Unlike fairs in convention centers—anonymous windowless vessels that make you feel like you could be in Topeka or Dubai—the Independent Art Fair, with aerial views of Tribeca’s old Federal-style mansions and retrofitted factories exploding, is many glorious stories above the spiraling road to the Holland Tunnel.
But in case you get lost in the art and forget where you are, one work at Independent’s VIP preview Thursday, in the booth of local outfit Downs & Ross, will snap you back to New York City: Vikky Alexander’s New (1985/2020), vinyl signs that once hung in the windows of the original New Museum space on Mercer Street, just a few blocks away.

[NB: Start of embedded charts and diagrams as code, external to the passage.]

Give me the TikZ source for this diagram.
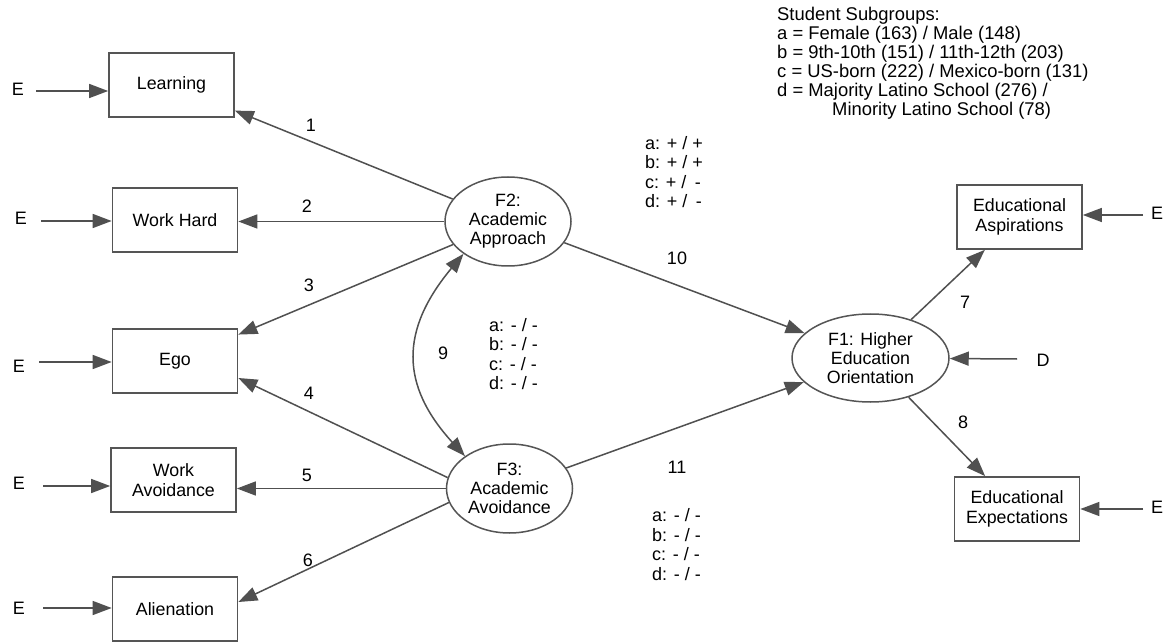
\documentclass[tikz,border=0pt]{standalone}
\usepackage{fontspec}
\setmainfont{Liberation Sans}
\usetikzlibrary{arrows.meta,shapes.geometric,calc}
\definecolor{lc}{HTML}{505050}
\definecolor{bc}{HTML}{555555}
\definecolor{tc}{HTML}{000000}
\begin{document}
\begin{tikzpicture}[x=1pt,y=-1pt,
  txt/.style={text=tc, font=\fontsize{18}{19.5}\selectfont, inner sep=0pt, align=left},
  num/.style={text=tc, font=\fontsize{18}{19.5}\selectfont, inner sep=0pt},
  box/.style={draw=bc, line width=1.7pt, fill=white, minimum width=125pt, minimum height=64pt,
              inner sep=0pt, align=center, text=tc, font=\fontsize{17.8}{19.5}\selectfont},
  lat/.style={ellipse, draw=bc, line width=1.5pt, fill=white, inner sep=0pt, align=center,
              text=tc, font=\fontsize{17.8}{19}\selectfont},
  ln/.style={draw=lc, line width=1.5pt},
  arr/.style={ln, -{Triangle[length=19pt,width=14pt,fill=lc]}},
  darr/.style={ln, {Triangle[length=19pt,width=14pt,fill=lc]}-{Triangle[length=19pt,width=14pt,fill=lc]}}
]
\useasboundingbox (0,0) rectangle (1167,644);
\fill[white] (0,0) rectangle (1167,644);

% observed variables
\node[box] (Learn) at (171.5,85) {Learning};
\node[box] (WH) at (175,220) {Work Hard};
\node[box] (Ego) at (175,361) {Ego};
\node[box] (WA) at (173.5,480) {Work\\Avoidance};
\node[box] (Alien) at (175,609) {Alienation};
\node[box] (Asp) at (1019.5,217) {Educational\\Aspirations};
\node[box] (Exp) at (1017,509) {Educational\\Expectations};

% latent variables
\node[lat, minimum width=126pt, minimum height=89pt] (F2) at (508,221.5) {F2:\\Academic\\Approach};
\node[lat, minimum width=126pt, minimum height=89pt] (F3) at (509.5,488.5) {F3:\\Academic\\Avoidance};
\node[lat, minimum width=157pt, minimum height=88pt] (F1) at (870.5,358) {F1: Higher\\Education\\Orientation};

% error terms
\node[num] (eLearn) at (18,89) {E};
\node[num] (eWH) at (21,218) {E};
\node[num] (eEgo) at (19,366) {E};
\node[num] (eWA) at (19,483) {E};
\node[num] (eAlien) at (19,608) {E};
\node[num] (eAsp) at (1157,213) {E};
\node[num] (eExp) at (1157,507) {E};
\node[num] (dF1) at (1043,360) {D};

\coordinate (sLearn) at (36,91);
\coordinate (sWH) at (41,221);
\coordinate (sEgo) at (39,362);
\coordinate (sWA) at (43,486);
\coordinate (sAlien) at (43,608);
\coordinate (sAsp) at (1143,215);
\coordinate (sExp) at (1143,509);
\coordinate (sD) at (1017,359);

\draw[arr] (sLearn) -- (sLearn -| Learn.west);
\draw[arr] (sWH) -- (sWH -| WH.west);
\draw[arr] (sEgo) -- (sEgo -| Ego.west);
\draw[arr] (sWA) -- (sWA -| WA.west);
\draw[arr] (sAlien) -- (sAlien -| Alien.west);
\draw[arr] (sAsp) -- (sAsp -| Asp.east);
\draw[arr] (sExp) -- (sExp -| Exp.east);
\draw[arr] (sD) -- (F1);

% loadings
\draw[arr] (F2) -- (Learn);
\draw[arr] (F2.west) -- (F2.west -| WH.east);
\draw[arr] (F2) -- (Ego);
\draw[arr] (F3.170) -- ($(Ego.east)+(0,17)$);
\draw[arr] (F3.west) -- (F3.west -| WA.east);
\draw[arr] (F3.193) -- ($(Alien.east)+(0,-7)$);

% structural paths
\draw[arr] (F2) -- (F1);
\draw[arr] (F3) -- (F1);
\draw[arr] (F1) -- (Asp);
\draw[arr] (F1) -- (Exp);
\draw[darr] (F2.216) .. controls (400,330) and (400,385) .. (F3.144);

% path numbers
\node[num] (n1) at (311,125) {1};
\node[num] (n2) at (307,206) {2};
\node[num] (n3) at (309,285) {3};
\node[num] (n4) at (309,393) {4};
\node[num] (n5) at (307,475) {5};
\node[num] (n6) at (308,560) {6};
\node[num] (n7) at (965,302) {7};
\node[num] (n8) at (963,422) {8};
\node[num] (n9) at (443,353) {9};
\node[num] (n10) at (677,258) {10};
\node[num] (n11) at (677,467) {11};

% subgroup results
\node[txt, anchor=west] (r10) at (645,172) {a: + / +\\b: + / +\\c: + /\hspace{0.47em}-\\d: + /\hspace{0.47em}-};
\node[txt, anchor=west] (r9) at (489,354) {a: - / -\\b: - / -\\c: - / -\\d: - / -};
\node[txt, anchor=west] (r11) at (652,544.5) {a: - / -\\b: - / -\\c: - / -\\d: - / -};

% legend
\node[txt, anchor=west, font=\fontsize{18.4}{19}\selectfont] (legend) at (777,63) {Student Subgroups:\\
a = Female (163) / Male (148)\\
b = 9th-10th (151) / 11th-12th (203)\\
c = US-born (222) / Mexico-born (131)\\
d = Majority Latino School (276) /\\
\hspace*{55pt}Minority Latino School (78)};
\end{tikzpicture}
\end{document}
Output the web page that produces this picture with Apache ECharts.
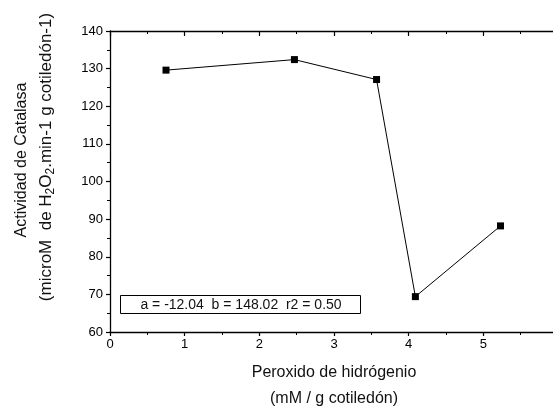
<!DOCTYPE html>
<html>
<head>
<meta charset="utf-8">
<script src="https://cdn.jsdelivr.net/npm/echarts@6/dist/echarts.min.js"></script>
<style>
  html, body { margin: 0; padding: 0; background: #fff; }
  #chart { width: 553px; height: 408px; }
</style>
</head>
<body>
<div id="chart"></div>
<script>
// Hydrogen peroxide dose (mM / g cotyledon) vs. catalase activity
const peroxide = [0.75, 2.47, 3.57, 4.09, 5.23];
const catalase = [129.6, 132.4, 127.1, 69.4, 88.2];
const xTicks = { min: 0, max: 6, step: 1 };
const yTicks = { min: 60, max: 140, step: 10 };
const fitText = 'a = -12.04  b = 148.02  r2 = 0.50';

const FONT = '"Liberation Sans", Arial, sans-serif';
const INK = '#000';

const chart = echarts.init(document.getElementById('chart'), null, { renderer: 'canvas' });

function xAxisDef(pos, inside, labels) {
  return {
    type: 'value', position: pos,
    min: xTicks.min, max: xTicks.max, interval: xTicks.step,
    axisLine: { show: true, onZero: false, lineStyle: { color: INK, width: 1.3 } },
    axisTick: { show: true, inside: inside, length: inside ? 5 : 4, lineStyle: { color: INK, width: 1.2 } },
    minorTick: { show: true, splitNumber: 2, length: 3, lineStyle: { color: INK, width: 1 } },
    axisLabel: {
      show: labels, color: INK, fontFamily: FONT, fontSize: 13, margin: 6,
      formatter: v => (v >= xTicks.max ? '' : String(v))
    },
    splitLine: { show: false }
  };
}

function yAxisDef(pos, inside, labels) {
  return {
    type: 'value', position: pos,
    min: yTicks.min, max: yTicks.max, interval: yTicks.step,
    axisLine: { show: true, onZero: false, lineStyle: { color: INK, width: 1.3 } },
    axisTick: { show: true, inside: inside, length: inside ? 5 : 4, lineStyle: { color: INK, width: 1.2 } },
    minorTick: { show: true, splitNumber: 2, length: 3, lineStyle: { color: INK, width: 1 } },
    axisLabel: { show: labels, color: INK, fontFamily: FONT, fontSize: 13, margin: 7 },
    splitLine: { show: false }
  };
}

const bottomX = xAxisDef('bottom', false, true);
bottomX.name = 'Peroxido de hidrógenio\n(mM / g cotiledón)';
bottomX.nameLocation = 'middle';
bottomX.nameGap = 28;
bottomX.nameTextStyle = { color: '#111', fontFamily: FONT, fontSize: 16, lineHeight: 26 };

const option = {
  backgroundColor: '#fff',
  animation: false,
  grid: { left: 110, top: 31, right: -5, bottom: 76, containLabel: false, outerBoundsMode: 'none' },
  xAxis: [bottomX, xAxisDef('top', true, false)],
  yAxis: [yAxisDef('left', false, true), yAxisDef('right', true, false)],
  series: [{
    type: 'line',
    xAxisIndex: 0, yAxisIndex: 0,
    data: peroxide.map((x, i) => [x, catalase[i]]),
    symbol: 'rect', symbolSize: 7,
    itemStyle: { color: INK },
    lineStyle: { color: INK, width: 1 },
    showSymbol: true
  }],
  graphic: [
    {
      type: 'text', x: 22, y: 160, rotation: Math.PI / 2,
      style: {
        text: 'Actividad de Catalasa',
        fill: '#111', font: '16px ' + FONT,
        textAlign: 'center', textVerticalAlign: 'middle'
      }
    },
    {
      type: 'text', x: 46, y: 157, rotation: Math.PI / 2,
      style: {
        text: '(microM  de H{s|2}O{s|2}.min-1 g cotiledón-1)',
        fill: '#111', fontFamily: FONT, fontSize: 17,
        textAlign: 'center', textVerticalAlign: 'middle',
        rich: {
          s: { fontFamily: FONT, fontSize: 12, fill: '#111', padding: [10, 0, 0, 0] }
        }
      }
    },
    {
      type: 'rect', shape: { x: 120.5, y: 295.5, width: 240, height: 18 },
      style: { fill: '#fff', stroke: INK, lineWidth: 1 }
    },
    {
      type: 'text', x: 241, y: 305,
      style: {
        text: fitText, fill: '#111', font: '14px ' + FONT,
        textAlign: 'center', textVerticalAlign: 'middle'
      }
    }
  ]
};

chart.setOption(option);
</script>
</body>
</html>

The location of Independent was definitely a factor that led Downs & Ross to stage a solo booth of Alexander, a Pictures Generation artist working in Manhattan in the ’80s, at the fair, after years of participating in the Armory Show, which opens today at Piers 52 & 54. It also helped that fair founder Elizabeth Dee is a longtime fan of Alexander’s work, and that her staff is well-versed in the artists who once lived in the area surrounding the fair.

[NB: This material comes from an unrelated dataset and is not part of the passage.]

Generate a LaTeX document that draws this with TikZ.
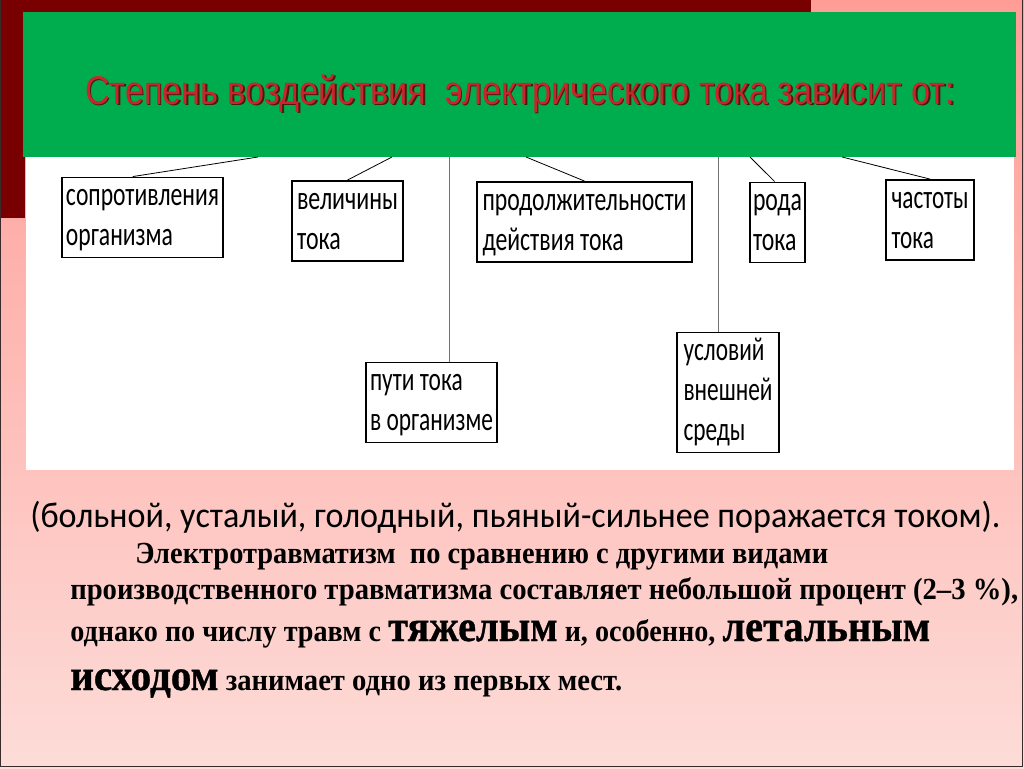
\documentclass[tikz,border=0pt]{standalone}
\usepackage{fontspec}
\usepackage{graphicx}
\setmainfont{Liberation Serif}
\newfontfamily\calfont{Carlito}
\newfontfamily\arifont{Liberation Sans}
\newfontfamily\tnrfont{Liberation Serif}
\newfontfamily\tnrheavy{Liberation Serif Bold}[FakeBold=0.8]
\usetikzlibrary{calc}
\definecolor{maroon}{HTML}{780000}
\definecolor{slgreen}{HTML}{00AD4E}
\definecolor{tred}{HTML}{C8262B}
\definecolor{tshadow}{HTML}{4A1A10}
\definecolor{pinktop}{HTML}{FF9C96}
\definecolor{pinkmid}{HTML}{F9B9B7}
\definecolor{pinkbot}{HTML}{FDDCD8}
\definecolor{edge}{HTML}{3A2A2A}
\newcommand{\bxt}[2]{\resizebox{#1}{\height}{\calfont\fontsize{25}{30}\selectfont\begin{tabular}{@{}l@{}}#2\end{tabular}}}
\newcommand{\ttltext}{Степень воздействия\ \ электрического тока зависит от:}
\newcommand{\bigw}[1]{{\tnrheavy\fontsize{33}{36}\selectfont #1}}
\tikzset{
  box/.style={draw=black, line width=1.4pt, fill=white, inner sep=0pt},
  link/.style={draw=black, line width=0.6pt},
  vlink/.style={draw=black!55, line width=0.7pt},
  txt/.style={anchor=base west, inner sep=0pt}
}
\begin{document}
\begin{tikzpicture}[x=0.75pt,y=-0.75pt]
\useasboundingbox (0,0) rectangle (1024,768);
% background
\shade[top color=pinktop, middle color=pinkmid, bottom color=pinkbot] (0,0) rectangle (1024,768);
\fill[maroon] (0,0) rectangle (811,12);
\fill[maroon] (0,0) rectangle (25,218);
\fill[white] (26,150) rectangle (1014,470);
% frame lines
\draw[edge, line width=0.9pt] (0.6,0) -- (0.6,766.5) -- (1022.5,766.5) -- (1022.5,0);
% header
\node[fill=slgreen, minimum width=744.75pt, minimum height=108.75pt, inner sep=0pt] (head) at (519.5,84.5) {};
\node[anchor=base, inner sep=0pt] (title) at (520,104) {\resizebox{652.5pt}{\height}{\arifont\fontsize{30}{34}\selectfont\rlap{\hspace{1.4pt}\raisebox{-1.4pt}{\color{tshadow}\ttltext}}\color{tred}\ttltext}};
% boxes
\node[box, minimum width=120.75pt, minimum height=59.25pt] (b1) at (142.5,217.5) {\bxt{114.75pt}{сопротивления\\организма}};
\node[box, minimum width=83.25pt, minimum height=55.5pt] (b2) at (347.5,221) {\bxt{75.75pt}{величины\\тока}};
\node[box, minimum width=161.25pt, minimum height=60pt] (b3) at (584.5,222) {\bxt{153pt}{продолжительности\\действия тока}};
\node[box, minimum width=41.25pt, minimum height=56.25pt] (b4) at (777.5,222.5) {\bxt{36.75pt}{рода\\тока}};
\node[box, minimum width=66pt, minimum height=58.5pt] (b5) at (930,220) {\bxt{57.75pt}{частоты\\тока}};
\node[box, minimum width=98.25pt, minimum height=56.25pt] (b6) at (431.5,402.5) {\bxt{92.25pt}{пути тока\\в организме}};
\node[box, minimum width=76.5pt, minimum height=89.25pt] (b7) at (728,392.5) {\bxt{66.75pt}{условий\\внешней\\среды}};
% connector start points on the header
\coordinate (t1) at (258,157);
\coordinate (t2) at (392,157);
\coordinate (t3) at (449,157);
\coordinate (t4) at (526,157);
\coordinate (t5) at (718,157);
\coordinate (t6) at (750,157);
\coordinate (t7) at (842,157);
\draw[link] (t1) -- ($(b1.north west)!0.44!(b1.north east)$);
\draw[link] (t2) -- (b2.north);
\draw[vlink] (t3) -- (t3 |- b6.north);
\draw[link] (t4) -- (b3.north);
\draw[vlink] (t5) -- (t5 |- b7.north);
\draw[link] (t6) -- ($(b4.north west)!0.45!(b4.north east)$);
\draw[link] (t7) -- (b5.north);
% lower text
\node[txt] (la) at (30,527) {\resizebox{727.5pt}{\height}{\calfont\fontsize{27}{30}\selectfont (больной, усталый, голодный, пьяный-сильнее поражается током).}};
\node[txt] (lb) at (135,563) {\resizebox{519.75pt}{\height}{\tnrfont\bfseries\fontsize{23}{26}\selectfont Электротравматизм\ \ по сравнению с другими видами}};
\node[txt] (lc) at (70,599) {\resizebox{711pt}{\height}{\tnrfont\bfseries\fontsize{23}{26}\selectfont производственного травматизма составляет небольшой процент (2–3 \%),}};
\node[txt] (ld) at (70,641) {\resizebox{645pt}{\height}{\tnrfont\bfseries\fontsize{23}{26}\selectfont однако по числу травм с \bigw{тяжелым} и, особенно, \bigw{летальным}}};
\node[txt] (le) at (70,690) {\resizebox{414pt}{\height}{\tnrfont\bfseries\fontsize{23}{26}\selectfont \bigw{исходом} занимает одно из первых мест.}};
\end{tikzpicture}
\end{document}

“The project we had in mind was far better suited to a team that had such profound scholarship with regard to the myth and romance of Downtown New York in the ’80s,” said gallery cofounder Alex Ross.
Ross was sitting in the back office of his gallery, which he started with Tara Downs in 2017, and which now occupies a second-floor space on the lower stretch of the Bowery. Before coming together, Downs and Ross operated small but influential Lower East Side outfits: Tomorrow Gallery and Hester Gallery, respectively.
Downs founded Tomorrow in Toronto in 2011, with the artists Hugh Scott-Douglas and Aleksander Hardashnakov, and gave early shows to a stellar and rowdy group of art-makers, each of whom would be a highlight on any gallery’s roster: Ben Schumacher, Sebastian Black, Dena Yago, Parker Ito, Kelly Akashi. With Hester, Ross achieved a level of curatorial rigor perhaps lacking from other white cube spaces, giving early shows to artists such as Andrea Crespo.
They decided to merge into a single program after a spate of closings among the so-called “middle-class galleries,” and housed the operation out of their two spaces. Soon after their first shows, they vacated their old spaces in favor of the current larger space. (Consolidation is certainly a way to cut overhead.) Since then, they’ve been able to forge ahead with a new identity: though some of the artists from the old programs are still here, Ross sees the operation as greater than the sum of its parts.
“I don’t think the gallery’s ever been about our biographic dimensions, or this conglomerate of our CVs,” he said. “I don’t think we’d want to romanticize our individual vanguard moments. We share a lot of similarities. We’re always forward looking, we’re protesting against forms of forgetting, and contextualizing nascent developments in visual culture within the context of New York’s antecedence.”
By presenting a solo booth of important works by Alexander, who has been working with Downs for years, they’re holding their own at Independent, which is a thinking person’s fair. Included in the presentation are works that were shown in landmark exhibitions, including Alexander’s 1985 New Museum show and a two-person exhibition with her former husband, fellow Pictures Generation artist James Welling, held at the Kunsthalle Bern in Switzerland. The both also includes her first-ever work, which comes from Welling’s collection.
The involvement of Independent founder Dee, a longtime supporter of Alexander’s work, helped as well.
“She’s kind of been a continuum of interest, and when we approached her, she took it up right away,” said Downs.
“It does have that curatorial focus,” she said of the fair. “People go there because they want to go in deep. It’s not just this blockbuster event.”
On Sunday, Downs & Ross opened the first-ever solo show of a young Brit named Tom Waring, who paints these wacked-out systems that wind through a series of gears, a reflection of a interconnected world bursting at the seams—apt painting for a month that will see the further global spread of a deadly disease, Ross noted.
The works were made over the last year, but were informed to some extent by The Decameron, the Italian novel that takes place outside of Florence during the Black Death, which may have killed as much as 60 percent of Europe’s population. Like coronavirus, that plague originated in China before traveling to Northern Italy, where an outbreak occurred.
“It’s kind of terrifyingly apposite,” Ross said.
And next month, the gallery will stage a show of new work by the Berlin-based Rute Merk, who has made a series of paintings in collaboration with semi-reclusive fashion godhead Demna Gvasalia, the iconoclastic creative director of Balenciaga.
“It was instigated at the invitation of Balenciaga,” Ross said, being charmingly evasive. “She was invited to produce a body of work that responds to and interpolates the collection for Spring/Summer 2020.”
Balenciaga obsessives, take note: It opens April 17.